Prof. Wikelski wants to use the movement patterns of the animals as an early warning system to predict natural disasters. The central idea is to learn how animals have evolved to sense and avoid natural disasters. Recently, his team has demonstrated that domestic cattle with bio-loggers repeatedly show unusual movements up to 1–20 hrs before the earthquakes depending on their distance from the epicenter. In future, such methods may become commonplace for prediction of natural disasters. Furthermore, animals travel long distances and go to remote corners of the world from the north to the south pole and from east to west. The sensors carried by the animals will provide important measurements about the changing climatic conditions which are otherwise hard to obtain. It would allow us to determine whether our attempts at combating climate change are working or not. The Internet of animals will provide a new way of measuring the health of our environment and working on the environmental issues.
The future
There is still a long way to go for the ICARUS team. The existing deployment of ICARUS tags is limited to birds. The team is coming up with new designs for tagging big mammals and marine animals. The final challenge is to create very small tags (< 1 gms) to track insects such as locusts or dragonflies. At the same time, other collaborations are being developed to handle the large amount of data with machine learning and artificial intelligence as well as to monitor activity of multiple species simultaneously.
One of the broader objectives is to make the bio-logging technology and the data accessible to researchers across the globe. The cost of using ICARUS tags is expected to be less than existing methods. The data generated by the system will be open for scientists across the globe. This will facilitate many new collaborations and fuel an effort to work together to solve the global problems. The data will be accessible to citizens via a smartphone app called the Animal Tracker App.
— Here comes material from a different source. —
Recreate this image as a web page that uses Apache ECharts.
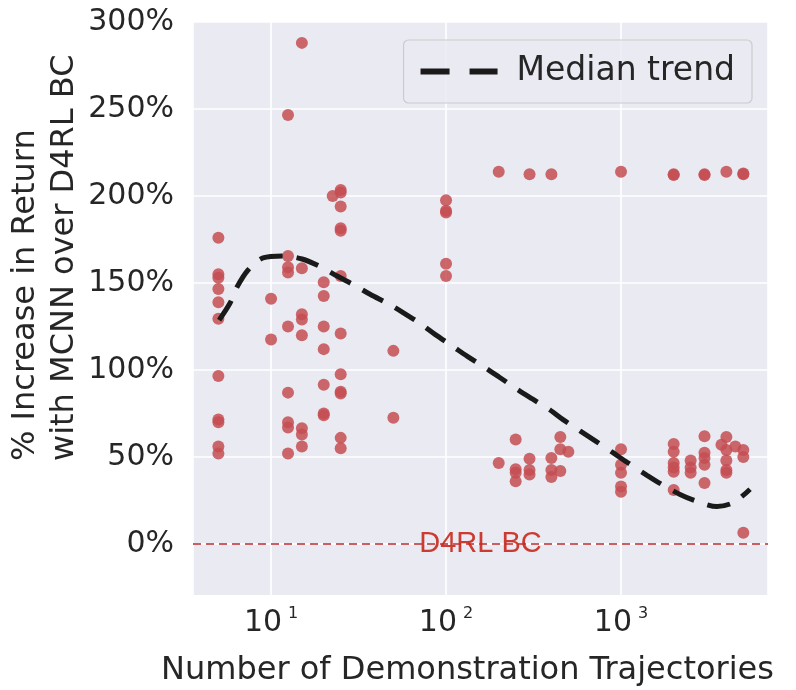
<!DOCTYPE html>
<html>
<head>
<meta charset="utf-8">
<script src="https://cdn.jsdelivr.net/npm/echarts@6/dist/echarts.min.js"></script>
<style>
html,body{margin:0;padding:0;background:#fff;}
#chart{width:796px;height:690px;}
</style>
</head>
<body>
<div id="chart"></div>
<script>
// Scatter: number of demonstration trajectories (x) and % increase (y)
var pointX = [
  5,5,5,5,5,5,5,5,5,5,5,
  10,10,
  12.5,12.5,12.5,12.5,12.5,12.5,12.5,12.5,12.5,
  15,15,15,15,15,15,15,15,
  20,20,20,20,20,20,20,
  22.5,
  25,25,25,25,25,25,25,25,25,25,25,25,
  50,50,
  100,100,100,100,100,
  200,200,
  250,250,250,250,
  300,300,300,300,
  400,400,400,400,
  450,450,450,
  500,
  1000,1000,1000,1000,1000,1000,
  2000,2000,2000,2000,2000,2000,2000,2000,
  2500,2500,2500,
  3000,3000,3000,3000,3000,3000,3000,
  3750,
  4000,4000,4000,4000,4000,4000,
  4500,
  5000,5000,5000,5000,5000
];
var pointY = [
  176,155,153,146.5,139,129.5,96.5,71.5,70,56,52,
  141,117.5,
  246.5,165.5,159,156,125,87,70,67,52,
  288,158.5,132,129,120,66.5,63,56,
  150.5,142.5,125,112,91.5,75,74,
  200,
  203.5,202,194,181.5,180,154,121,97.5,87.5,86.5,61,55,
  111,72.5,
  197.5,191.5,190.5,161,154,
  214,46.5,
  60,43,41,36,
  212.5,49,42.5,40,
  212.5,49.5,42.5,38.5,
  61.5,54.5,42,
  53,
  214,54.5,45.5,41,33,30,
  212,212.5,57.5,53,46.5,44,41.5,31,
  48,44,41,
  212,212.5,62,52.5,49.5,45.5,35,
  57,
  214,61.5,54,48,42.5,41,
  56,
  213,212.5,54,50,6.5
];
// Median trend curve
var trendX = [5.05,5.83,6.39,7.39,9.0,11.87,15.04,19.31,23.84,30.2,36.8,47.9,56.8,72.9,86.5,109.6,131.8,169.3,200.9,254.5,309.9,392.9,466.3,583.1,719.7,900.1,1082,1408,1692,2174,2719,3537,4424,5461];
var trendY = [128.7,138.5,147.7,157.5,164.4,165.5,163.8,159.2,154,148.5,143.5,137.5,133,126,120.5,113.5,108,101,96,89,83.5,77,71.5,65,59,52.5,47,39.5,34.5,28.5,24.5,21.5,24,31.5];
var yTicks = [0,50,100,150,200,250,300];
var baselineY = 0;
var baselineLabel = 'D4RL BC';
var trendName = 'Median trend';

var scatterData = pointX.map(function(x,i){return [x, pointY[i]];});
var trendData = trendX.map(function(x,i){return [x, trendY[i]];});

var TXT = '#262626';
var FONT = 'DejaVu Sans';
var chart = echarts.init(document.getElementById('chart'), null, {renderer:'canvas'});
chart.setOption({
  animation: false,
  backgroundColor: '#ffffff',
  grid: {left:193, right:28, top:22, bottom:95, containLabel:false, outerBoundsMode:'none', show:true, backgroundColor:'#eaeaf2', borderWidth:0},
  legend: {
    data:[{name: trendName}],
    top: 40, right: 44,
    orient: 'horizontal',
    itemWidth: 77, itemHeight: 22,
    itemGap: 0,
    padding: [15, 17, 15, 14],
    backgroundColor: 'rgba(234,234,242,0.8)',
    borderColor: '#cccccc', borderWidth: 1.2, borderRadius: 5,
    lineStyle: {type:[29,20], width:6, color:'#1a1a1a'},
    itemStyle: {opacity: 0, color:'rgba(0,0,0,0)', borderWidth:0},
    textStyle: {fontSize: 33, fontFamily: FONT, color: TXT, padding:[0,0,0,14]}
  },
  xAxis: {
    type: 'log', logBase: 10, min: 3.58, max: 6918,
    axisLine: {show:false}, axisTick: {show:false}, minorTick:{show:false},
    splitLine: {show:true, lineStyle:{color:'#ffffff', width:1.6}},
    minorSplitLine: {show:false},
    axisLabel: {
      margin: 11,
      showMinLabel: false, showMaxLabel: false,
      formatter: function(v){
        var l = Math.log10(v); var e = Math.round(l);
        if (Math.abs(l - e) > 1e-6) return '';
        return '{b|10}{s|' + e + '}';
      },
      rich: {
        b: {fontSize: 30, fontFamily: FONT, color: TXT, lineHeight: 34},
        s: {fontSize: 16, fontFamily: FONT, color: TXT, verticalAlign: 'top', lineHeight: 18, padding:[0,0,0,6]}
      }
    },
    name: 'Number of Demonstration Trajectories',
    nameLocation: 'middle', nameGap: 60,
    nameTextStyle: {fontSize: 32, fontFamily: FONT, color: TXT, padding:[0,26,0,0]}
  },
  yAxis: {
    type: 'value', min: -29.3, max: 300,
    axisLine: {show:false},
    axisTick: {show:false, customValues: yTicks},
    splitLine: {show:true, lineStyle:{color:'#ffffff', width:1.6}},
    axisLabel: {customValues: yTicks, formatter: '{value}%', fontSize: 30, fontFamily: FONT, color: TXT, margin: 19}
  },
  graphic: [{
    type: 'text', x: 45, y: 461, rotation: Math.PI/2,
    style: {text: '% Increase in Return\nwith MCNN over D4RL BC', font: '32px "DejaVu Sans"', fill: TXT, align: 'left', verticalAlign: 'middle', lineHeight: 39}
  }],
  series: [
    {
      type: 'scatter', name: 'points', data: scatterData,
      symbolSize: 12,
      itemStyle: {color: '#c44e52', opacity: 0.85},
      markLine: {
        silent: true, symbol: 'none',
        data: [{yAxis: baselineY}],
        lineStyle: {color:'#c44e52', type:[8,5], width:2, opacity:0.9},
        label: {show:true, position:'middle', formatter: baselineLabel, color:'#c8281c', fontSize:29, fontFamily:'Liberation Sans', verticalAlign:'middle', distance:0}
      },
      z: 2
    },
    {
      type: 'line', name: trendName, data: trendData,
      showSymbol: false, symbol: 'none', smooth: 0.3,
      lineStyle: {color:'#1a1a1a', width:5, type:[23,14]},
      itemStyle: {color:'#1a1a1a'},
      z: 3
    }
  ]
});
</script>
</body>
</html>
The app is already available and displays real-time movement of animals using the data from Movebank. In the future, it may be combined with citizen science projects and used for spreading awareness in the public domain.
In summary, we can say that we are indeed at the dawn of migration sciences. The new tools and technology will enhance our ability to make informed decisions and save many species from the brink of extinction. These actions will be decisive in our battle against climate change. Perhaps, It will also provide means for improving the quality of life for millions of people without causing substantial damage to the environment.